Société

Enfants : Les droits inviolables

ALM : De plus en plus de personnes s`inquiètent du sort des enfants qui travaillent, notamment après le drame de Fès. Comment peut-on réduire le phénomène ?
Youssef Madad : Bien qu’il faut reconnaître que l’intérêt pour ce volet est à ses débuts chez nous, il faut néanmoins saluer les efforts entrepris dans ce sens par les responsables et par la société civile pour faire face à ce danger qui anéanti l’avenir de toute une génération condamnée toute sa vie à payer la facture de nos échecs.
Quelles sont les causes qui sont derrière ce phénomène ?
Le phénomène du travail des enfants prend, de plus en plus, des allures très graves dans le monde entier, mais surtout dans les pays pauvres. Il constitue une main d’oeuvre docile. Selon le rapport du BIT (2001), dans le groupe des enfants de 5 à 17 ans, un sur six, soit 246 millions, est astreint au travail. Plus préoccupant encore, un sur huit, soit 179 millions d’enfants, est encore assujetti aux pires formes de travail, celles qui mettent en danger sa santé physique ou mentale ou sa moralité.

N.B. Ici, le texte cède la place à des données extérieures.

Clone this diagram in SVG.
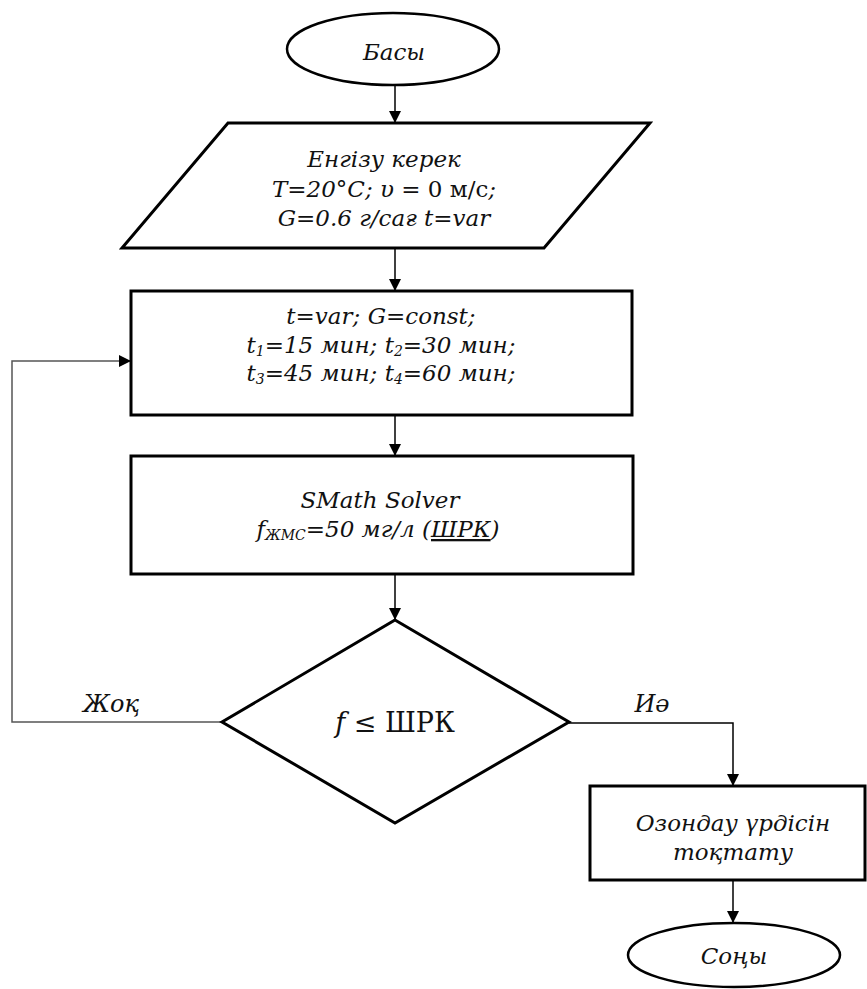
<svg xmlns="http://www.w3.org/2000/svg" width="867" height="989" viewBox="0 0 867 989">
<style>
.shape{fill:#fff;stroke:#000;stroke-width:3}
.term{fill:#fff;stroke:#000;stroke-width:2.5}
.conn{fill:none;stroke:#000;stroke-width:1.5}
.loop{fill:none;stroke:#555;stroke-width:1.5}
text{font-family:"DejaVu Serif","Liberation Serif",serif;font-style:italic;font-size:23px;fill:#111;text-anchor:middle}
.math{font-style:normal;font-size:27px}
.lbl{font-size:24px}
</style>
<defs>
<marker id="ah" markerWidth="12" markerHeight="12" refX="11" refY="6" orient="auto" markerUnits="userSpaceOnUse">
<path d="M0,0 L12,6 L0,12 Z" fill="#000"/>
</marker>
</defs>
<g id="connectors">
<line class="conn" x1="395" y1="85" x2="395" y2="122" marker-end="url(#ah)"/>
<line class="conn" x1="395" y1="248" x2="395" y2="290" marker-end="url(#ah)"/>
<line class="conn" x1="395" y1="415" x2="395" y2="455" marker-end="url(#ah)"/>
<line class="conn" x1="395" y1="574" x2="395" y2="619" marker-end="url(#ah)"/>
<polyline class="loop" points="222,722 12,722 12,361 130,361" marker-end="url(#ah)"/>
<polyline class="conn" points="569,723 733,723 733,785" marker-end="url(#ah)"/>
<line class="conn" x1="733" y1="880" x2="733" y2="922" marker-end="url(#ah)"/>
<text class="lbl" x="111" y="712">Жоқ</text>
<text class="lbl" x="652" y="712">Иә</text>
</g>
<g id="start">
<ellipse class="term" cx="393" cy="49" rx="106" ry="36"/>
<text x="394" y="60">Басы</text>
</g>
<g id="input">
<polygon class="shape" points="228,123 650,123 544,248 122,248" stroke-width="2.5"/>
<text x="384" y="167">Енгізу керек</text>
<text x="384" y="197">T=20°C; υ <tspan style="font-style:normal">= 0 м/с</tspan>;</text>
<text x="384" y="226">G=0.6 г/сағ t=var</text>
</g>
<g id="params">
<rect class="shape" x="131" y="291" width="501" height="124"/>
<text x="381" y="324">t=var; G=const;</text>
<text x="381" y="353">t<tspan font-size="14" dy="3">1</tspan><tspan dy="-3">=15 мин; t</tspan><tspan font-size="14" dy="3">2</tspan><tspan dy="-3">=30 мин;</tspan></text>
<text x="381" y="381">t<tspan font-size="14" dy="3">3</tspan><tspan dy="-3">=45 мин; t</tspan><tspan font-size="14" dy="3">4</tspan><tspan dy="-3">=60 мин;</tspan></text>
</g>
<g id="solver">
<rect class="shape" x="131" y="456" width="502" height="118"/>
<text x="380" y="508">SMath Solver</text>
<text x="378" y="537">f<tspan font-size="14" dy="3">ЖМС</tspan><tspan dy="-3">=50 мг/л (<tspan text-decoration="underline">ШРК</tspan>)</tspan></text>
</g>
<g id="decision">
<polygon class="shape" points="395,620 569,722 395,823 222,722" stroke-width="2.5"/>
<text class="math" x="395" y="732"><tspan font-style="italic">f</tspan> ≤ ШРК</text>
</g>
<g id="stop">
<rect class="shape" x="590" y="786" width="275" height="94"/>
<text x="733" y="831">Озондау үрдісін</text>
<text x="733" y="860">тоқтату</text>
</g>
<g id="end">
<ellipse class="term" cx="734" cy="955" rx="106" ry="32"/>
<text x="734" y="964">Соңы</text>
</g>
</svg>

Le Maroc a ratifié la Convention Internationale des Droits de l’Enfant de 1989, mais l’OIT estime que le Maroc comme la Chine et l’Inde est un des pays qui fait face aux pires formes de travail des enfants, car malgré une nouvelle loi qui rend l’enseignement scolaire obligatoire, le Maroc admet qu’il existe 538.000 enfants travailleurs au Maroc qui ont moins de 13 ans, et d’ajouter que l’effectif est beaucoup plus grand. Les statistiques n’ont pas compté de milliers de jeunes filles qui ont été vendues par leurs parents à la compagne pour travailler dans les villes comme domestiques.
Bien qu’il n’existe pas de chiffres exhaustifs, nous pouvons avancer quelques éléments indicateurs, comme ceux, issus de l’étude nationale, sur le travail des enfants commandée, par le Ministère du Travail, et menée au Maroc en 1998-99, Il ressort des 3.500 enquêtes effectuées que plus de 80 % des enfants travailleurs ont entre 10 et 14 ans et ne sont pas scolarisés, que plus d’un enfant sur deux est exposé à des maladies ou accidents graves, a une durée de travail hebdomadaire supérieure à 50 heures avec des salaires dérisoires, et subit des contraintes et discriminations verbales ou physiques. Les filles se retrouvent majoritairement dans la confection, la fabrication de tapis et le textile ainsi que dans les travaux domestiques.
Selon le Bureau International du Travail (BIT), 80 % des 250 millions d’enfants au travail n’ont ni congé ni temps libre, et jusqu’à 50 % connaissent des conditions de travail épouvantables (locaux insalubres, mauvais traitements, demande de rendement excessive, etc.).
Au Maroc, une enquête auprès d’un échantillon de 450 enfants domestiques a révélé que 72 % de ces enfants commençaient à travailler avant 7 heures du matin et que 65 % ne se couchaient pas avant 11h30 du soir. Beaucoup subissent de mauvais traitements physiques et psychologiques. Les coups, les injures, les punitions sous forme de privation de nourriture et les sévices sexuels sont monnaie courante. Il n’est pas rare, dans ces conditions, que les fillettes domestiques s’enfuient du domicile de leurs patrons pour échapper à de tels traitements. On les retrouve souvent dans la prostitution.
À quelles activités s’adonnent ces enfants qui travaillent ?
Les secteurs d’activité qui favorisent l’exploitation des enfants sont connus, et je citerai d’abord l’agriculture ou l’élevage, le textile, l’artisanat, les petits boulots et les travaux domestiques et tout genre de petits services décadents…..
On ne pourra jamais en finir avec le travail des enfants tant qu`il y aura encore des parents pauvres et analphabètes ? Qu’en pensez-vous ?
La lutte contre ce fléau doit, obligatoirement, s’inscrire dans une vision de la société et du développement, et nécessite une stratégie de longue haleine impliquant les décideurs comme les partenaires politiques et sociaux ; mais aujourd’hui, et vue l’ampleur catastrophique du problème, la priorité est donnée aux efforts de la soustraction des enfants aux pires formes du travail. La Convention sur les pires formes du travail des enfants de Genève du 17 juin 1999 met l’accent là-dessus. Dans son article 6 : « Tout Membre doit élaborer et mettre en oeuvre des programmes d’action en vue d’éliminer en priorité les pires formes de travail des enfants ».
Donc toute action immédiate doit passer par la protection des enfants de toutes les tâches dangereuses, le renforcement et l’élargissement de la protection légale des enfants et l’obligation de la scolarisation et le soutien du foyer familial.